### Lines of data
· · ·

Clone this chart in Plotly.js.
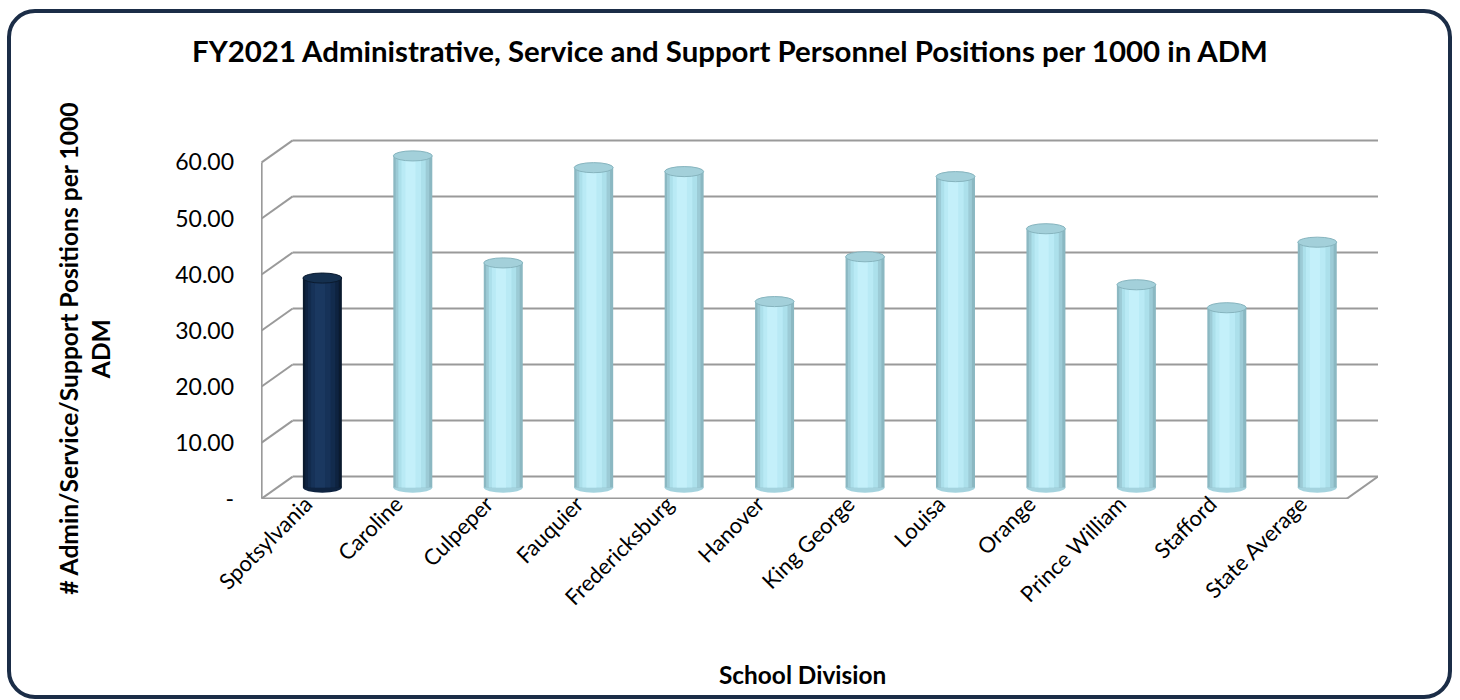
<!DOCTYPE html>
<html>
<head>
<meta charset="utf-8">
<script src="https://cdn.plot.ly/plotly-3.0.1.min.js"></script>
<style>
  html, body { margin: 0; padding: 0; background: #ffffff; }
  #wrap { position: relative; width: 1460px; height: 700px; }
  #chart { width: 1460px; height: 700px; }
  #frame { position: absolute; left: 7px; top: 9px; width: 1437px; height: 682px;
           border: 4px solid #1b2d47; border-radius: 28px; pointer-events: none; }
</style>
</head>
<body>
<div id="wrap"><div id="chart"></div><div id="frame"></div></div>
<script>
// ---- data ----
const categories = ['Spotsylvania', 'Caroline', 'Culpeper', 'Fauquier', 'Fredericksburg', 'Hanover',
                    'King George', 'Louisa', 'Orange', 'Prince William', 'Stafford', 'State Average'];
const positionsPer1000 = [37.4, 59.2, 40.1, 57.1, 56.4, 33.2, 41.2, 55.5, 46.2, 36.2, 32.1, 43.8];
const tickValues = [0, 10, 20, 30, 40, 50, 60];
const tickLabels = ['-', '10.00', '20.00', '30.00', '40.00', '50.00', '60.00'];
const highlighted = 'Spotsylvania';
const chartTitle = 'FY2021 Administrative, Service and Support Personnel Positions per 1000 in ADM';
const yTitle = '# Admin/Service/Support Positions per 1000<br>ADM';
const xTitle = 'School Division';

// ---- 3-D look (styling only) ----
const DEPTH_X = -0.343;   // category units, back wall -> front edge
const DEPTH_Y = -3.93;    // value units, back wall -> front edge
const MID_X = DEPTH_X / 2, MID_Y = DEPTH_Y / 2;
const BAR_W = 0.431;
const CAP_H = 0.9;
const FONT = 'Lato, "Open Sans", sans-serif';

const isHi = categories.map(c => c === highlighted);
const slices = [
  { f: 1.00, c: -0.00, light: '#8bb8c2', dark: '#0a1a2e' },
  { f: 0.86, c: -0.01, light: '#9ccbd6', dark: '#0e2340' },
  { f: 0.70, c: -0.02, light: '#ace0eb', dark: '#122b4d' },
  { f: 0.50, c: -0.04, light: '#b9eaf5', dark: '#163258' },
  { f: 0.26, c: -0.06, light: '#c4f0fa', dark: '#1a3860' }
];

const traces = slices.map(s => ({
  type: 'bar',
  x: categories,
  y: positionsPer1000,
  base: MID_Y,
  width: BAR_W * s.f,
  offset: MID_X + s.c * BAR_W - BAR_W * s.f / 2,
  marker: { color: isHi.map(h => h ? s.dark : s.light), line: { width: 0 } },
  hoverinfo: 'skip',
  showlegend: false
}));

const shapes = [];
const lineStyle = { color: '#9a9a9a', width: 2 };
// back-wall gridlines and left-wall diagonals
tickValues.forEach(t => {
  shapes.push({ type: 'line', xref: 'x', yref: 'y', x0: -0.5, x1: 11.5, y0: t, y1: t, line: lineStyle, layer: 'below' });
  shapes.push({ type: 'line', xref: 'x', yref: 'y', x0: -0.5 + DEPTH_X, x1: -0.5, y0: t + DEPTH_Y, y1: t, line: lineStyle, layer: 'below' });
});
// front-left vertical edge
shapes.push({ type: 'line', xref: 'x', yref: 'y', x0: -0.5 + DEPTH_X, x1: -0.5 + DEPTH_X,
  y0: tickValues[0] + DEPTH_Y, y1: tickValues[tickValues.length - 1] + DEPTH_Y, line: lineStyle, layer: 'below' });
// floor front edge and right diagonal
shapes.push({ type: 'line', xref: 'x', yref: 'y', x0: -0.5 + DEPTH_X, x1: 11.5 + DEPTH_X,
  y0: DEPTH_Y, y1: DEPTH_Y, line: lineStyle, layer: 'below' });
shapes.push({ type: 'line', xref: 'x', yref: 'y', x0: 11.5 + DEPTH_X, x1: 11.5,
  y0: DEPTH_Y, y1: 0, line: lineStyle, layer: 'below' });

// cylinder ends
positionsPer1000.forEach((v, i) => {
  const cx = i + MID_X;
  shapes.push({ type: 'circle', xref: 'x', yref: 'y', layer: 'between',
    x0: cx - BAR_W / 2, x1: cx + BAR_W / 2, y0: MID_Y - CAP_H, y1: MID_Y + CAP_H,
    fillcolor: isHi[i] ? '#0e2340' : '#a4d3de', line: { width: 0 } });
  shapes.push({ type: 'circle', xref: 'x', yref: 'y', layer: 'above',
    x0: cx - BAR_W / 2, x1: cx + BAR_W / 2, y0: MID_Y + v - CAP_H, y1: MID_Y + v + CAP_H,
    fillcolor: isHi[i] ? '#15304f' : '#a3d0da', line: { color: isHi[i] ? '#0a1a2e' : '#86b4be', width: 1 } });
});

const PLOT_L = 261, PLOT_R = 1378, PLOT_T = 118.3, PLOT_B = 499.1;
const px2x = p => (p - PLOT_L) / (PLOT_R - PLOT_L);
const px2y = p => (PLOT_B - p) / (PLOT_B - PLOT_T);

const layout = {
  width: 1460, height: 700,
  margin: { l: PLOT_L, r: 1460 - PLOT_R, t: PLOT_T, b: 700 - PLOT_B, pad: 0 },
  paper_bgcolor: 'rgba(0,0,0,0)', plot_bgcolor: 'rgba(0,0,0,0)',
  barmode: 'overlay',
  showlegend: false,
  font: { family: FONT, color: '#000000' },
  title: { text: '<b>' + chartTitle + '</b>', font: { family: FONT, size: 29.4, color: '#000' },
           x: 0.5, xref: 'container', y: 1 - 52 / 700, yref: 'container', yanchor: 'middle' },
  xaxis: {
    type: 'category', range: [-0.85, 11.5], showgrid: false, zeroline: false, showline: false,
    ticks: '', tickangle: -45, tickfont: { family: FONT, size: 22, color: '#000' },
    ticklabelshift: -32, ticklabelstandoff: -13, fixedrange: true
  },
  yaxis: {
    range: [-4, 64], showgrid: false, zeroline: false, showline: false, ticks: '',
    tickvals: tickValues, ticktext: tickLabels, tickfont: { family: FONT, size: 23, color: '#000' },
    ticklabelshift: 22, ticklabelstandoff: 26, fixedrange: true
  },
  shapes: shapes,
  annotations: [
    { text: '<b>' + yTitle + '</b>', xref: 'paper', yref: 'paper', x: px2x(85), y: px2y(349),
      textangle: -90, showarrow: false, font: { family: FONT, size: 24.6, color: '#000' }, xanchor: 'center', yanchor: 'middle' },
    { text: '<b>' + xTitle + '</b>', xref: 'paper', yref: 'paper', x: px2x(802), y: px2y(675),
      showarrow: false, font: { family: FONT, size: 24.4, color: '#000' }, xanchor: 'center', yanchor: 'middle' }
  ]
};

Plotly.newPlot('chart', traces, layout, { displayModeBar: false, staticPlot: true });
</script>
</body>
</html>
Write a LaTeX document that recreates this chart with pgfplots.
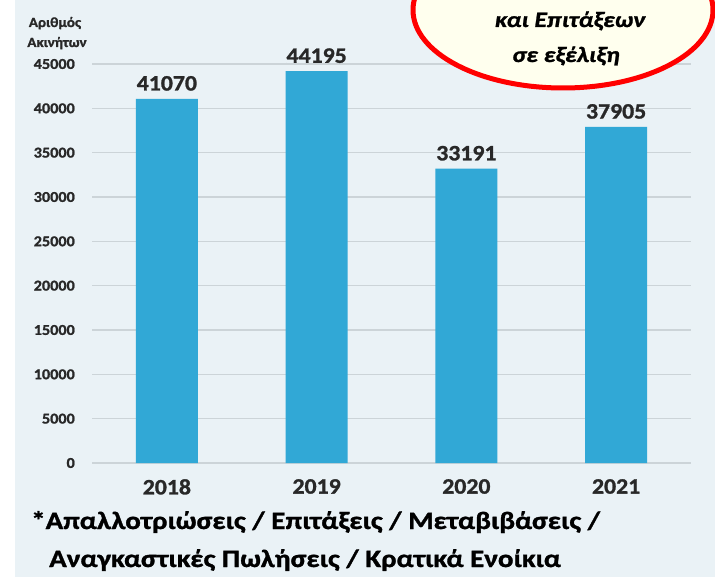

· · ·

### Direction
Reproduce the data word for word, excluding its pictures.

### Solution to the problem
Clone this chart in Plotly.js.
<!DOCTYPE html>
<html>
<head>
<meta charset="utf-8">
<script src="https://cdn.plot.ly/plotly-3.0.1.min.js"></script>
<style>
  html, body { margin: 0; padding: 0; background: #ffffff; }
  #wrap { position: relative; width: 1460px; height: 700px; }
  #chart { width: 1460px; height: 700px; }
  #frame { position: absolute; left: 7px; top: 9px; width: 1437px; height: 682px;
           border: 4px solid #1b2d47; border-radius: 28px; pointer-events: none; }
</style>
</head>
<body>
<div id="wrap"><div id="chart"></div><div id="frame"></div></div>
<script>
// ---- data ----
const categories = ['Spotsylvania', 'Caroline', 'Culpeper', 'Fauquier', 'Fredericksburg', 'Hanover',
                    'King George', 'Louisa', 'Orange', 'Prince William', 'Stafford', 'State Average'];
const positionsPer1000 = [37.4, 59.2, 40.1, 57.1, 56.4, 33.2, 41.2, 55.5, 46.2, 36.2, 32.1, 43.8];
const tickValues = [0, 10, 20, 30, 40, 50, 60];
const tickLabels = ['-', '10.00', '20.00', '30.00', '40.00', '50.00', '60.00'];
const highlighted = 'Spotsylvania';
const chartTitle = 'FY2021 Administrative, Service and Support Personnel Positions per 1000 in ADM';
const yTitle = '# Admin/Service/Support Positions per 1000<br>ADM';
const xTitle = 'School Division';

// ---- 3-D look (styling only) ----
const DEPTH_X = -0.343;   // category units, back wall -> front edge
const DEPTH_Y = -3.93;    // value units, back wall -> front edge
const MID_X = DEPTH_X / 2, MID_Y = DEPTH_Y / 2;
const BAR_W = 0.431;
const CAP_H = 0.9;
const FONT = 'Lato, "Open Sans", sans-serif';

const isHi = categories.map(c => c === highlighted);
const slices = [
  { f: 1.00, c: -0.00, light: '#8bb8c2', dark: '#0a1a2e' },
  { f: 0.86, c: -0.01, light: '#9ccbd6', dark: '#0e2340' },
  { f: 0.70, c: -0.02, light: '#ace0eb', dark: '#122b4d' },
  { f: 0.50, c: -0.04, light: '#b9eaf5', dark: '#163258' },
  { f: 0.26, c: -0.06, light: '#c4f0fa', dark: '#1a3860' }
];

const traces = slices.map(s => ({
  type: 'bar',
  x: categories,
  y: positionsPer1000,
  base: MID_Y,
  width: BAR_W * s.f,
  offset: MID_X + s.c * BAR_W - BAR_W * s.f / 2,
  marker: { color: isHi.map(h => h ? s.dark : s.light), line: { width: 0 } },
  hoverinfo: 'skip',
  showlegend: false
}));

const shapes = [];
const lineStyle = { color: '#9a9a9a', width: 2 };
// back-wall gridlines and left-wall diagonals
tickValues.forEach(t => {
  shapes.push({ type: 'line', xref: 'x', yref: 'y', x0: -0.5, x1: 11.5, y0: t, y1: t, line: lineStyle, layer: 'below' });
  shapes.push({ type: 'line', xref: 'x', yref: 'y', x0: -0.5 + DEPTH_X, x1: -0.5, y0: t + DEPTH_Y, y1: t, line: lineStyle, layer: 'below' });
});
// front-left vertical edge
shapes.push({ type: 'line', xref: 'x', yref: 'y', x0: -0.5 + DEPTH_X, x1: -0.5 + DEPTH_X,
  y0: tickValues[0] + DEPTH_Y, y1: tickValues[tickValues.length - 1] + DEPTH_Y, line: lineStyle, layer: 'below' });
// floor front edge and right diagonal
shapes.push({ type: 'line', xref: 'x', yref: 'y', x0: -0.5 + DEPTH_X, x1: 11.5 + DEPTH_X,
  y0: DEPTH_Y, y1: DEPTH_Y, line: lineStyle, layer: 'below' });
shapes.push({ type: 'line', xref: 'x', yref: 'y', x0: 11.5 + DEPTH_X, x1: 11.5,
  y0: DEPTH_Y, y1: 0, line: lineStyle, layer: 'below' });

// cylinder ends
positionsPer1000.forEach((v, i) => {
  const cx = i + MID_X;
  shapes.push({ type: 'circle', xref: 'x', yref: 'y', layer: 'between',
    x0: cx - BAR_W / 2, x1: cx + BAR_W / 2, y0: MID_Y - CAP_H, y1: MID_Y + CAP_H,
    fillcolor: isHi[i] ? '#0e2340' : '#a4d3de', line: { width: 0 } });
  shapes.push({ type: 'circle', xref: 'x', yref: 'y', layer: 'above',
    x0: cx - BAR_W / 2, x1: cx + BAR_W / 2, y0: MID_Y + v - CAP_H, y1: MID_Y + v + CAP_H,
    fillcolor: isHi[i] ? '#15304f' : '#a3d0da', line: { color: isHi[i] ? '#0a1a2e' : '#86b4be', width: 1 } });
});

const PLOT_L = 261, PLOT_R = 1378, PLOT_T = 118.3, PLOT_B = 499.1;
const px2x = p => (p - PLOT_L) / (PLOT_R - PLOT_L);
const px2y = p => (PLOT_B - p) / (PLOT_B - PLOT_T);

const layout = {
  width: 1460, height: 700,
  margin: { l: PLOT_L, r: 1460 - PLOT_R, t: PLOT_T, b: 700 - PLOT_B, pad: 0 },
  paper_bgcolor: 'rgba(0,0,0,0)', plot_bgcolor: 'rgba(0,0,0,0)',
  barmode: 'overlay',
  showlegend: false,
  font: { family: FONT, color: '#000000' },
  title: { text: '<b>' + chartTitle + '</b>', font: { family: FONT, size: 29.4, color: '#000' },
           x: 0.5, xref: 'container', y: 1 - 52 / 700, yref: 'container', yanchor: 'middle' },
  xaxis: {
    type: 'category', range: [-0.85, 11.5], showgrid: false, zeroline: false, showline: false,
    ticks: '', tickangle: -45, tickfont: { family: FONT, size: 22, color: '#000' },
    ticklabelshift: -32, ticklabelstandoff: -13, fixedrange: true
  },
  yaxis: {
    range: [-4, 64], showgrid: false, zeroline: false, showline: false, ticks: '',
    tickvals: tickValues, ticktext: tickLabels, tickfont: { family: FONT, size: 23, color: '#000' },
    ticklabelshift: 22, ticklabelstandoff: 26, fixedrange: true
  },
  shapes: shapes,
  annotations: [
    { text: '<b>' + yTitle + '</b>', xref: 'paper', yref: 'paper', x: px2x(85), y: px2y(349),
      textangle: -90, showarrow: false, font: { family: FONT, size: 24.6, color: '#000' }, xanchor: 'center', yanchor: 'middle' },
    { text: '<b>' + xTitle + '</b>', xref: 'paper', yref: 'paper', x: px2x(802), y: px2y(675),
      showarrow: false, font: { family: FONT, size: 24.4, color: '#000' }, xanchor: 'center', yanchor: 'middle' }
  ]
};

Plotly.newPlot('chart', traces, layout, { displayModeBar: false, staticPlot: true });
</script>
</body>
</html>
Write a LaTeX document that recreates this chart with pgfplots.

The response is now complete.